▸ STATED TASK
Scan the lines below for the string "diagram" and copy every one that has it.

[Entries taken from a collection]
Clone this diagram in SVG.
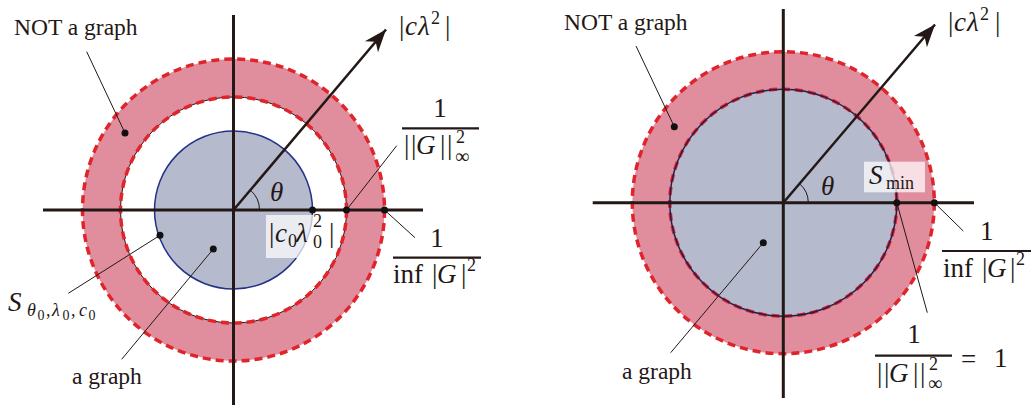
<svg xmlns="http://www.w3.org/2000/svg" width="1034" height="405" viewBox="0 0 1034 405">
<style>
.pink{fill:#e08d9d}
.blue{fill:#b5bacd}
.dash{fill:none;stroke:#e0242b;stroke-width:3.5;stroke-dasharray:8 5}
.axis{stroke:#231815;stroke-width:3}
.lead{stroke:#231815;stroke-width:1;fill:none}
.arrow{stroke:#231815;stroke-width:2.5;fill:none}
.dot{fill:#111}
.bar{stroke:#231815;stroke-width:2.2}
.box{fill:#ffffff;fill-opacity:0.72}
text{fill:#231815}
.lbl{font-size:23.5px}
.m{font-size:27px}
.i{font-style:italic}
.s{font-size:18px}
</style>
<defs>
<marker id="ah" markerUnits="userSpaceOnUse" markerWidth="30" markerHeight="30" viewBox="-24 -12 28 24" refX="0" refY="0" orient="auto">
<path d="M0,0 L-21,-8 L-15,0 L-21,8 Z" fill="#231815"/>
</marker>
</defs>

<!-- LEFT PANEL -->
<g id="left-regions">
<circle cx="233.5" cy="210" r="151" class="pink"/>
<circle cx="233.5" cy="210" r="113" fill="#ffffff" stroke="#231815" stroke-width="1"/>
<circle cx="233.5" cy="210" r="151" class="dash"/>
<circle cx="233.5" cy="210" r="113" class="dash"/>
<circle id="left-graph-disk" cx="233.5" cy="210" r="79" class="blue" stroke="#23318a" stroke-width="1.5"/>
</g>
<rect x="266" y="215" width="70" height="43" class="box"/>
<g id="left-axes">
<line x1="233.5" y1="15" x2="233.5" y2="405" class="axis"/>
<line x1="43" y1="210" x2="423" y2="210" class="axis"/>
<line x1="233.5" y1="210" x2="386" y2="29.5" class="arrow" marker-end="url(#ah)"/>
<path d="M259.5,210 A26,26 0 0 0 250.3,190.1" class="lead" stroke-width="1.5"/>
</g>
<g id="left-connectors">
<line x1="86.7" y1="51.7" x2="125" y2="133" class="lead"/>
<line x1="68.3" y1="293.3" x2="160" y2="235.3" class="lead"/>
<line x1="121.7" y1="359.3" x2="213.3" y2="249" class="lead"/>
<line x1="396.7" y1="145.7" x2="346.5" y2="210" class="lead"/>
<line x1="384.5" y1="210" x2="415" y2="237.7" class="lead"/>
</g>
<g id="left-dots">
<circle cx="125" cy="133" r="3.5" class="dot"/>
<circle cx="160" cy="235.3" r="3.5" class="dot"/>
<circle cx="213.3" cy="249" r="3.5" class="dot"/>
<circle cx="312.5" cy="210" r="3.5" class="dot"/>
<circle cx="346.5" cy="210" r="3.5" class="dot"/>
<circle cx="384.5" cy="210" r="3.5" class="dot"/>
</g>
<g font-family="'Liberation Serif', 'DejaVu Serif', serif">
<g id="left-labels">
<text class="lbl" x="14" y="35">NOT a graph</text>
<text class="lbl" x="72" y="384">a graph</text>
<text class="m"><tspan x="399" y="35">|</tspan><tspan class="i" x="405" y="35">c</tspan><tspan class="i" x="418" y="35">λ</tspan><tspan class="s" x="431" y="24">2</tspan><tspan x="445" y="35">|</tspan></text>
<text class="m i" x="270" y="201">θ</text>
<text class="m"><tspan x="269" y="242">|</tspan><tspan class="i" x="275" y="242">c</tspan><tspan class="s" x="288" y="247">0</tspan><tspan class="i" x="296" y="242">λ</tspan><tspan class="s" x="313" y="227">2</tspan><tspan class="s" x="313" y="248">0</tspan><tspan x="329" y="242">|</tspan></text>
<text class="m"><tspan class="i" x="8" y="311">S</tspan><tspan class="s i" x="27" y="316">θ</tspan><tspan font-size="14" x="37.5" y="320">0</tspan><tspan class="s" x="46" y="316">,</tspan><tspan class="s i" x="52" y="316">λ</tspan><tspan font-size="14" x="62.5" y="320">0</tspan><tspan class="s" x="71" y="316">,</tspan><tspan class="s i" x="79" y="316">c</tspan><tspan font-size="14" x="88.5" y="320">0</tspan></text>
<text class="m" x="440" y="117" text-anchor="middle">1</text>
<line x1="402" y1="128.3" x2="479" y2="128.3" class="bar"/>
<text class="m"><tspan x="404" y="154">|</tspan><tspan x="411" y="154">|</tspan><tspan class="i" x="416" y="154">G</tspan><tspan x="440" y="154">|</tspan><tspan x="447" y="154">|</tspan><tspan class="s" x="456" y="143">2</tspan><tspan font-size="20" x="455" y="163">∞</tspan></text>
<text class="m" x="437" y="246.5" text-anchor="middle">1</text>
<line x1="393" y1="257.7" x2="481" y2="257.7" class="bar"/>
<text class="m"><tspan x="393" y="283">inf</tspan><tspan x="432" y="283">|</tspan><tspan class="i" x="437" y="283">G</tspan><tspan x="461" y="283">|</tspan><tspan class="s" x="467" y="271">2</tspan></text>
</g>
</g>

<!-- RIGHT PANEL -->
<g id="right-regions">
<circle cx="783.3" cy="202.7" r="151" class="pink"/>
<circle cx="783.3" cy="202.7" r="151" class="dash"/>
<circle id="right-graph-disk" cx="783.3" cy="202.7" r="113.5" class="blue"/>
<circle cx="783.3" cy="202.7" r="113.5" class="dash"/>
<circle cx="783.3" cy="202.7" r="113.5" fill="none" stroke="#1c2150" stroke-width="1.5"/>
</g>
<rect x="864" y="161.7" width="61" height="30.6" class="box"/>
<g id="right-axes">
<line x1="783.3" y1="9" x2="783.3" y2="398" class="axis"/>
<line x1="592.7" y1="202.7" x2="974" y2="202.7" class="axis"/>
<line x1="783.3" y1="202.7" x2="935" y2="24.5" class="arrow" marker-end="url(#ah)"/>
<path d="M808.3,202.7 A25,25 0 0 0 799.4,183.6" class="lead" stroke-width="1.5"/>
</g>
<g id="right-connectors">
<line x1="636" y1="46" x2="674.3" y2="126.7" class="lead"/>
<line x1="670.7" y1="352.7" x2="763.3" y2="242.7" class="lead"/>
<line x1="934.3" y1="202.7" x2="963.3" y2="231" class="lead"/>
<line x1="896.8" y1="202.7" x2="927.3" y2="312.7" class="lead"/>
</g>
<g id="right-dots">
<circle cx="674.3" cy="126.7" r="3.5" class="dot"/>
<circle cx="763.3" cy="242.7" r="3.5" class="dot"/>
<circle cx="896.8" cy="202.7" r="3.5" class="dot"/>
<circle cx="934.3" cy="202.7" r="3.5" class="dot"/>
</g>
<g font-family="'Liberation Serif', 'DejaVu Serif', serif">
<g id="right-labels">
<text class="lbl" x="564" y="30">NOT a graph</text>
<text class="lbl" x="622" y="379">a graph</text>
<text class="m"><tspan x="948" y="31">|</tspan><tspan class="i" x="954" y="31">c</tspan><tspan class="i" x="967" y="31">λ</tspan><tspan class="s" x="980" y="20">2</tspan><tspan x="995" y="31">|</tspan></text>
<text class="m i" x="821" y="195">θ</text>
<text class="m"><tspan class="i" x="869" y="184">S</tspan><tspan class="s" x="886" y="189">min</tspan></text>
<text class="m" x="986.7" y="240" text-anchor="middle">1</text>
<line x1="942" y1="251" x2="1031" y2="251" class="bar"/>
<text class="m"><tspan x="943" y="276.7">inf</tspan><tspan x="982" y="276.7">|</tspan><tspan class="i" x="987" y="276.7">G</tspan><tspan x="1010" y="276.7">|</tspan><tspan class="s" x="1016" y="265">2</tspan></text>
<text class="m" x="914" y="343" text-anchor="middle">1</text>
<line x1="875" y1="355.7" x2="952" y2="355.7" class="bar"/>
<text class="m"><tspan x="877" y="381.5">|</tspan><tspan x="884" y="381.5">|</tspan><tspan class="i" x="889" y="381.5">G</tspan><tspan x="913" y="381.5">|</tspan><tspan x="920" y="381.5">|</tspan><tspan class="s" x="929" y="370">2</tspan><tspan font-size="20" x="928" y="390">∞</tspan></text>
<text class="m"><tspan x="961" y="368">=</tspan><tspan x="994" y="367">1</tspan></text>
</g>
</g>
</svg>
--
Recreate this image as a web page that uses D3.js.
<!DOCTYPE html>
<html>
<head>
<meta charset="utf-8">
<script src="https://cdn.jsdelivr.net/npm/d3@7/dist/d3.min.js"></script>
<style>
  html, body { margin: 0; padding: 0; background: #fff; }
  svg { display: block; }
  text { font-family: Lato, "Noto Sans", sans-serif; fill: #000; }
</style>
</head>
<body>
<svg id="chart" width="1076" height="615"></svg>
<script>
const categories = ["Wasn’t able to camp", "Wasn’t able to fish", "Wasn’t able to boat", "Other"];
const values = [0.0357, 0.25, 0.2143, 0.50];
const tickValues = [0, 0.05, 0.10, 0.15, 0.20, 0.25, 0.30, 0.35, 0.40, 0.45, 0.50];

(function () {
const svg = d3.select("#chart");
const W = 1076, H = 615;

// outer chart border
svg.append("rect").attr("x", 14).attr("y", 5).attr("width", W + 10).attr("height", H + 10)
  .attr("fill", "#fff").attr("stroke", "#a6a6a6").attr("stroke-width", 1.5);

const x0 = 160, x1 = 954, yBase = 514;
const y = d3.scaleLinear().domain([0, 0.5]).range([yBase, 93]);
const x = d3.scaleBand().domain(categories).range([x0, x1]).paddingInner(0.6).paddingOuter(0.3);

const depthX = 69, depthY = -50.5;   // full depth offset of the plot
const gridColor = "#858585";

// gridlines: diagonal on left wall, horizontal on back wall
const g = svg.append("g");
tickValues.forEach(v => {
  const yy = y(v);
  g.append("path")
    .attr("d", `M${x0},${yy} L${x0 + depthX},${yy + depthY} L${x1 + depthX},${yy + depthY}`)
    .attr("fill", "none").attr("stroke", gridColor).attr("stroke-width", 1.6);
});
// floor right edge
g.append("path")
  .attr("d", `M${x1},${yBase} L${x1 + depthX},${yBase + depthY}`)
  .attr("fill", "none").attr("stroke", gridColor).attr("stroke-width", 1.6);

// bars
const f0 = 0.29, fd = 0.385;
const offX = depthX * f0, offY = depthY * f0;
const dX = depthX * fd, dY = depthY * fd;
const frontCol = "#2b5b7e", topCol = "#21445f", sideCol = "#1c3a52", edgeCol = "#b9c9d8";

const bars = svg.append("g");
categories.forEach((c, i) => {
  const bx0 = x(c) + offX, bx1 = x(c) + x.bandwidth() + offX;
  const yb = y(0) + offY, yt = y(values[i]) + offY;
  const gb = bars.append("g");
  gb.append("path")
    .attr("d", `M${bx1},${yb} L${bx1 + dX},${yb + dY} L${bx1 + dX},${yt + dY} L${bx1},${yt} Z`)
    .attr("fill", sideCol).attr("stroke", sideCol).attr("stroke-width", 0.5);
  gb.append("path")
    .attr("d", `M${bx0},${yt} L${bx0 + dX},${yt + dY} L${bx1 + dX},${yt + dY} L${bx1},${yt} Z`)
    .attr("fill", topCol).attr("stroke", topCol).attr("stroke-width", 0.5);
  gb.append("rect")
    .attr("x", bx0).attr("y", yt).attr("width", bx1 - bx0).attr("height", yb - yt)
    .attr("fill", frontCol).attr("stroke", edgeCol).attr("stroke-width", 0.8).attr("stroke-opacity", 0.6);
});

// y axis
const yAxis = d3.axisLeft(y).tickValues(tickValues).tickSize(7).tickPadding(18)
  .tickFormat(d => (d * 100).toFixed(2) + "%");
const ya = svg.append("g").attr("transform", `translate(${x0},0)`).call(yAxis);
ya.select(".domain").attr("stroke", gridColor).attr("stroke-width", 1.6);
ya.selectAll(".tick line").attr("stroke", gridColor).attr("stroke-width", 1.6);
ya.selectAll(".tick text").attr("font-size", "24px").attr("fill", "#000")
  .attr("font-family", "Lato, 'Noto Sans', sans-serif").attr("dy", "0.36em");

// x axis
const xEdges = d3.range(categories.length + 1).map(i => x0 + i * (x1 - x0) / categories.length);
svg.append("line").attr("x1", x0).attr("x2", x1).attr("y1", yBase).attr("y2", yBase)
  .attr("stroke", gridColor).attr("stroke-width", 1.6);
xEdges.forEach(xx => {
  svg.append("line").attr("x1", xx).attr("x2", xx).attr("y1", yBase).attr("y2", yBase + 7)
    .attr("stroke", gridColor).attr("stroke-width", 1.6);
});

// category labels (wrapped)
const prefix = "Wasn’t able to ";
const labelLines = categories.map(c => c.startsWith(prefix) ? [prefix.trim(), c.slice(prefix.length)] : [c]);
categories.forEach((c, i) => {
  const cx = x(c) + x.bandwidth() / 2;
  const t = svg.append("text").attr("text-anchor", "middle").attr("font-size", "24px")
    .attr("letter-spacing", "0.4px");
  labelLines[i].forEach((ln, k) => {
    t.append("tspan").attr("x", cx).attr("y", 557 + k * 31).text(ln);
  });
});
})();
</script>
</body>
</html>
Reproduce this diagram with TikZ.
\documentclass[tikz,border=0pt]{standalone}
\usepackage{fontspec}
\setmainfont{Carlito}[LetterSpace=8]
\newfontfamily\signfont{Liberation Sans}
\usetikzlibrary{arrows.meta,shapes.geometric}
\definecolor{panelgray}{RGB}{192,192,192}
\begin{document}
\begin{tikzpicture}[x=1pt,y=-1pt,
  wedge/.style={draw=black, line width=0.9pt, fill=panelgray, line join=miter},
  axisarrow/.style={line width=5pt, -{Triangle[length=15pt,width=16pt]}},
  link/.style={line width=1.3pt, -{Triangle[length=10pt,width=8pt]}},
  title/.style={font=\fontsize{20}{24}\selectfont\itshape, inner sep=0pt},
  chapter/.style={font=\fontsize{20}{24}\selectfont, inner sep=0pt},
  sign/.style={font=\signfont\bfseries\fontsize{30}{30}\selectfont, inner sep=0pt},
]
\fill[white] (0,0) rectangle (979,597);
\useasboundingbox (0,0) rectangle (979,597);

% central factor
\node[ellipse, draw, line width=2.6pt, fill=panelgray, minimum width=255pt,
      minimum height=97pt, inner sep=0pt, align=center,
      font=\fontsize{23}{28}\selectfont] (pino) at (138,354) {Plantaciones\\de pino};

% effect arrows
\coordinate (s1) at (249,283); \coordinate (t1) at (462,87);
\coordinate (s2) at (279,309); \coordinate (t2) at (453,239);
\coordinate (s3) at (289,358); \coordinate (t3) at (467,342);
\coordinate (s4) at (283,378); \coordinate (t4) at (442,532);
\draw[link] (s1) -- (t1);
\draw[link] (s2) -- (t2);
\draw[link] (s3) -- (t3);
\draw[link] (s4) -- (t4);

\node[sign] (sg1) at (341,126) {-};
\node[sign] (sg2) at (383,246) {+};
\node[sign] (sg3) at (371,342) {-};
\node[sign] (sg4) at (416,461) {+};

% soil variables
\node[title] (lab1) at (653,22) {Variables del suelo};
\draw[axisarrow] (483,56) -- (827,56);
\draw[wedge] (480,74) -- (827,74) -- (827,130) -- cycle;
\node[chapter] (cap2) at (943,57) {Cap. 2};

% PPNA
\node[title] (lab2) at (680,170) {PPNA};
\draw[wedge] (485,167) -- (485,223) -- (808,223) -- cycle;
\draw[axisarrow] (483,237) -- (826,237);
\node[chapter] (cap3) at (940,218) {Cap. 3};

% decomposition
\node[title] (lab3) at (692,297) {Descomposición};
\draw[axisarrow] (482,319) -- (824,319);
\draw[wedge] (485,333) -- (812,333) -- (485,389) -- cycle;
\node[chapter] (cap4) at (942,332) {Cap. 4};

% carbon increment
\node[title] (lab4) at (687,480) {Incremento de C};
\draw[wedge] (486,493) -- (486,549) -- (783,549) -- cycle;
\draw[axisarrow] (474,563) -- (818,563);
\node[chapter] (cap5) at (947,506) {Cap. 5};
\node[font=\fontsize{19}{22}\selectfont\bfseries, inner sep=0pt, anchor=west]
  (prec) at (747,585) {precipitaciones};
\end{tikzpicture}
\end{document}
--
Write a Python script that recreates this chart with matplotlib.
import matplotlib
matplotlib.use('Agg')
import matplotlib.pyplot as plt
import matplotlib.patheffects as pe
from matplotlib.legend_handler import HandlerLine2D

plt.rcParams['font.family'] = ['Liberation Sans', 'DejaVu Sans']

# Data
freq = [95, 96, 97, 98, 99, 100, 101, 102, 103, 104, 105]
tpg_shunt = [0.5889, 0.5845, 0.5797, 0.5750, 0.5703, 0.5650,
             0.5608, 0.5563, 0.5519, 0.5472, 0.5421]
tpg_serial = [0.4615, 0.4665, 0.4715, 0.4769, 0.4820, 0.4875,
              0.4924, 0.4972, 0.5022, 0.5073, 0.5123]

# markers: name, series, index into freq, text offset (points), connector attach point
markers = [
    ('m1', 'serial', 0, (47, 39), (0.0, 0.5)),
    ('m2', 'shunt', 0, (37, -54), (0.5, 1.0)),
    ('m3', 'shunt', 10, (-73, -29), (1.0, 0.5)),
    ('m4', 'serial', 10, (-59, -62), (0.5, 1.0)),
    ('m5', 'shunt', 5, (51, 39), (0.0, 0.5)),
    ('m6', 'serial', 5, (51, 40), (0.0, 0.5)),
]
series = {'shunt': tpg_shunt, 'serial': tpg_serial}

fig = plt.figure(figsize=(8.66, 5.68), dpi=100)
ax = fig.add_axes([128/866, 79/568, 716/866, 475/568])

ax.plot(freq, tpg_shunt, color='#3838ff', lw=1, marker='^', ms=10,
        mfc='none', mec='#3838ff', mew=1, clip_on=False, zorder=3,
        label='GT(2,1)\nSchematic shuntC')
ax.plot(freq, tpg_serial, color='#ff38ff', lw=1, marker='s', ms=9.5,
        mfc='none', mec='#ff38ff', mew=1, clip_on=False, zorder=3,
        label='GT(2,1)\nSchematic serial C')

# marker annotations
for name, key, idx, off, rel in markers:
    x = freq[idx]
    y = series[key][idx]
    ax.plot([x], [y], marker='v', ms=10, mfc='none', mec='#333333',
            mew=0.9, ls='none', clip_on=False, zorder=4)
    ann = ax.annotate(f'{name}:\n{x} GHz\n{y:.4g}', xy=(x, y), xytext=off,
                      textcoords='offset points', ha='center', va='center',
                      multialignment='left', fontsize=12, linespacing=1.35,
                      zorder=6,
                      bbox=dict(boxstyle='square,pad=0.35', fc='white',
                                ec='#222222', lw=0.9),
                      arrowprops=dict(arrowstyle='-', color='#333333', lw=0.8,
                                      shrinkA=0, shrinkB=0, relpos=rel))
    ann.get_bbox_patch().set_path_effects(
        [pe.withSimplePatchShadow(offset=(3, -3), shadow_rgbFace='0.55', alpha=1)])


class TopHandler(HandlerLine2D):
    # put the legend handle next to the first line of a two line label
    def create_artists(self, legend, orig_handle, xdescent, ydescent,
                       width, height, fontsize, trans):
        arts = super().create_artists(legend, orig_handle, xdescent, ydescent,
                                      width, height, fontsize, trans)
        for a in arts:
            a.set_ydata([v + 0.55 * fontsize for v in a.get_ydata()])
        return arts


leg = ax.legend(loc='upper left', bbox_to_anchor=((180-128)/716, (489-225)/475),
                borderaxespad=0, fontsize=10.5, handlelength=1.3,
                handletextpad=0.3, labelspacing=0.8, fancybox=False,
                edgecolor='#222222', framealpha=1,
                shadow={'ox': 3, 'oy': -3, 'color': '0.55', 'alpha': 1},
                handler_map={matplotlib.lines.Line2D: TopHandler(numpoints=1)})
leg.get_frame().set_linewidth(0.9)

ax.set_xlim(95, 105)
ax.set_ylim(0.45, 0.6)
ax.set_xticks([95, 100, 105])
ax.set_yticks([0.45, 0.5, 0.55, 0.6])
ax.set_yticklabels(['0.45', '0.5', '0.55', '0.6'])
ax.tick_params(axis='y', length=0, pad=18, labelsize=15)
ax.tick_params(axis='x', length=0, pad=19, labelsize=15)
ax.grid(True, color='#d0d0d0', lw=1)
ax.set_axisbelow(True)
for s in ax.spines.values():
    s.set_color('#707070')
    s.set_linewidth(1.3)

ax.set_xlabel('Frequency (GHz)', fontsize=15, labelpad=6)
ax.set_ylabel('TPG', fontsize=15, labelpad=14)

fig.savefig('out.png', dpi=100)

▸ ANSWER TO THIS TASK
Clone this diagram in SVG.
Reproduce this diagram with TikZ.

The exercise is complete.